The MPICH ADI allows devices to provide customized support for the MPI RMA operations. The CH3 Channel provides a default implementation that relies only on the CH3 operations, along with provisions for channel extensions. In addition, the CH3 RMA implementation contains features to minimize the number of messages used for synchronization (see (EuroMPI paper)).
A redesign and extension of the CH3 RMA implementation will be (is) described below. This will optimize for both short (latency-bound) and long (bandwidth bound) RMA operations.
Additional details of the MPI-3 RMA development process are available at the MPI-3 RMA Implementation Timeline.
The RMA design has many competing requirements. The obvious top-level requirements are
- Full MPI-3 support, including new creation routines, optional ordering, flush, and new read-modify-write operations
- High performance for latency-bound operations (e.g., single word put, accumulate, or get)
- High performance for bandwidth-bound operations (e.g., multiple puts of 10's of KB of data).
- Exploit available hardware support, including shared memory and networks supporting RDMA.
- Scalable algorithms and data; in particular, MPI Window data needs to be scalable (can also support the new MPI-3 window creation routines).
- MPI-2 and MPI-3 synchronization options.
- Extendable to different hardware systems
High performance for latency-bound operations requires both that there be a short code path for these and that network transactions be minimized. In turn, this implies that there is specialization for such things as contiguous datatypes and combined lock/operation/unlock for passive target. It also means following the principle that decisions are made once; for example, once it is determined that a transfer is contiguous, that shouldn't be tested again, and that the number of data copies should be minimized.
High performance for both bandwidth-bound and large numbers of short operations requires that these operations be initiated as early as possible. MPI-3 (through the new request interface) requires that the user be able to individually wait on these operations. Datatype caching should be performed as well for non-contiguous datatypes.
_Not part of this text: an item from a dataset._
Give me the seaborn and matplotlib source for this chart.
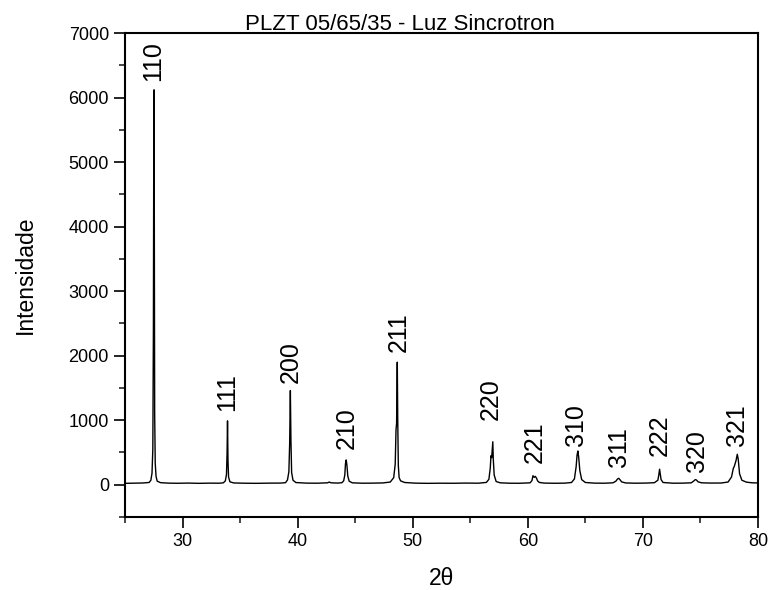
import matplotlib
matplotlib.use("Agg")
import matplotlib.pyplot as plt
import seaborn as sns
import pandas as pd
from matplotlib.ticker import MultipleLocator

# ---- data ----
two_theta = [
    25.0, 25.8, 26.5, 27.1, 27.25, 27.35, 27.42, 27.47, 27.50, 27.52, 27.53, 27.55, 27.58, 27.63, 27.70, 27.80, 28.1,
    28.8, 29.6, 30.5, 31.4, 32.3, 33.2,
    33.55, 33.72, 33.82, 33.87, 33.91, 33.95, 34.0, 34.12, 34.45,
    35.3, 36.4, 37.5, 38.5,
    38.95, 39.12, 39.24, 39.31, 39.37, 39.42, 39.48, 39.6, 39.85,
    40.8, 41.7, 42.6, 42.75, 42.9, 43.5,
    43.85, 44.0, 44.1, 44.16, 44.22, 44.28, 44.36, 44.48, 44.75,
    45.6, 46.5, 47.4,
    48.05, 48.35, 48.48, 48.55, 48.6, 48.66, 48.7, 48.75, 48.82, 48.95, 49.3,
    50.2, 51.3, 52.4, 53.5, 54.6, 55.7,
    56.4, 56.62, 56.74, 56.8, 56.86, 56.92, 56.96, 57.0, 57.08, 57.25, 57.6,
    58.4, 59.3,
    60.2, 60.36, 60.45, 60.55, 60.65, 60.75, 60.85, 61.0, 61.4,
    62.3, 63.2,
    63.8, 64.05, 64.2, 64.28, 64.35, 64.42, 64.52, 64.68, 65.0,
    65.8, 66.7,
    67.4, 67.65, 67.8, 67.9, 68.0, 68.15, 68.5,
    69.3, 70.3,
    71.0, 71.2, 71.3, 71.38, 71.45, 71.5, 71.58, 71.75,
    72.6, 73.5,
    74.2, 74.4, 74.55, 74.65, 74.8, 75.1,
    75.9, 76.8,
    77.4, 77.7, 77.85, 77.95, 78.1, 78.2, 78.28, 78.4, 78.6, 79.0, 79.5, 80.0,
]
intensity = [
    22, 24, 27, 35, 70, 180, 550, 2400, 5100, 5100, 6120, 3800, 1100, 330, 130, 55, 32,
    25, 23, 26, 22, 25, 24,
    30, 60, 160, 480, 990, 380, 120, 45, 28,
    24, 22, 25, 26,
    32, 75, 200, 640, 1460, 680, 190, 70, 34,
    25, 24, 30, 42, 30, 26,
    32, 60, 150, 330, 385, 310, 135, 55, 30,
    24, 25, 28,
    42, 110, 320, 850, 950, 1900, 1000, 300, 110, 60, 35,
    25, 22, 24, 23, 26, 24,
    36, 85, 260, 450, 420, 560, 666, 400, 150, 50, 30,
    24, 23,
    30, 65, 140, 115, 130, 105, 60, 36, 26,
    23, 25,
    35, 90, 280, 460, 523, 430, 220, 80, 35,
    25, 24,
    30, 55, 90, 100, 80, 45, 28,
    24, 26,
    32, 58, 70, 150, 241, 180, 80, 35,
    24, 25,
    30, 55, 80, 74, 45, 30,
    26, 27,
    42, 120, 250, 290, 380, 472, 400, 170, 70, 40, 30, 28,
]

peak_labels = ["110", "111", "200", "210", "211", "220", "221", "310", "311", "222", "320", "321"]
label_x = [27.45, 33.9, 39.37, 44.25, 48.8, 56.75, 60.6, 64.2, 67.95, 71.5, 74.7, 78.15]
label_y = [6250, 1140, 1575, 560, 2060, 1000, 330, 600, 270, 450, 205, 600]

title_text = "PLZT 05/65/35 - Luz Sincrotron"
x_label = "2\u03b8"
y_label = "Intensidade"

# ---- plotting ----
sns.set_style("ticks")
plt.rcParams["font.family"] = ["Liberation Sans", "DejaVu Sans"]
plt.rcParams["text.color"] = "black"
plt.rcParams["axes.labelcolor"] = "black"

df = pd.DataFrame({"two_theta": two_theta, "intensity": intensity})

fig = plt.figure(figsize=(7.7, 5.9), dpi=100)
ax = fig.add_axes([0.1623, 0.1237, 0.8221, 0.8203])

sns.lineplot(data=df, x="two_theta", y="intensity", sort=False, color="black",
             linewidth=1.0, ax=ax, estimator=None)

for lab, lx, ly in zip(peak_labels, label_x, label_y):
    ax.text(lx, ly, lab, rotation=90, ha="center", va="bottom", fontsize=18, color="black")

ax.set_xlim(25, 80)
ax.set_ylim(-500, 7000)
ax.xaxis.set_major_locator(MultipleLocator(10))
ax.xaxis.set_minor_locator(MultipleLocator(5))
ax.set_yticks([0, 1000, 2000, 3000, 4000, 5000, 6000, 7000])
ax.yaxis.set_minor_locator(MultipleLocator(500))

ax.tick_params(axis="both", which="major", direction="out", length=8, width=1.2,
               labelsize=13, colors="black", top=False, right=False)
ax.tick_params(axis="both", which="minor", direction="out", length=4.5, width=1.2,
               top=False, right=False)
for s in ax.spines.values():
    s.set_linewidth(1.5)
    s.set_color("black")
    s.set_visible(True)

ax.set_xlabel(x_label, fontsize=16.5, labelpad=12, color="black")
ax.set_ylabel(y_label, fontsize=16.5, labelpad=23, color="black")
fig.text(400 / 770, 1 - 30 / 590, title_text, fontsize=16, ha="center", va="baseline",
         color="black")

fig.savefig("out.png", dpi=100)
Support for fast operation within an SMP will require that the SMP path, like in the nemesis channel, is given highest priority.
Evaluation of the current MPICH RMA Support
The implementation for MPI-2 RMA in MPICH is the responsibility of the device; in the ch3 device, the current support uses the channel communication functions, along with the receive handler functions, to implement RMA. This provides a two-sided implementation that does not provide a good route to accessing lower-level interconnect features. In addition, the implementation was designed to support the general case, with only a few optimizations added much later to support a few special cases (particularly for short accumulates). Also, the approach uses lazy synchronization, which provides better performance for latency-bound operations and for short groups of RMA operations but does not provide good support for bandwidth bound operations or for communication/computation overlap. Good points include general correctness, fairly detailed internal instrumentation.
Consider designing for multicore SMP nodes. This means that some data is stored within shared memory, and could include MPI_Win data, cached datatypes, and for the new shared-memory windows, the lock state. We should also consider matching the RMA operations with the number of communication channels; thus the processing of RMA operations might not be conducted by the same cores or same number of cores (e.g., on BG/Q, should this be handled by the 17th core?).
To compete with PGAS languages, the code paths must be very short, with optimizations for the latency-bound cases.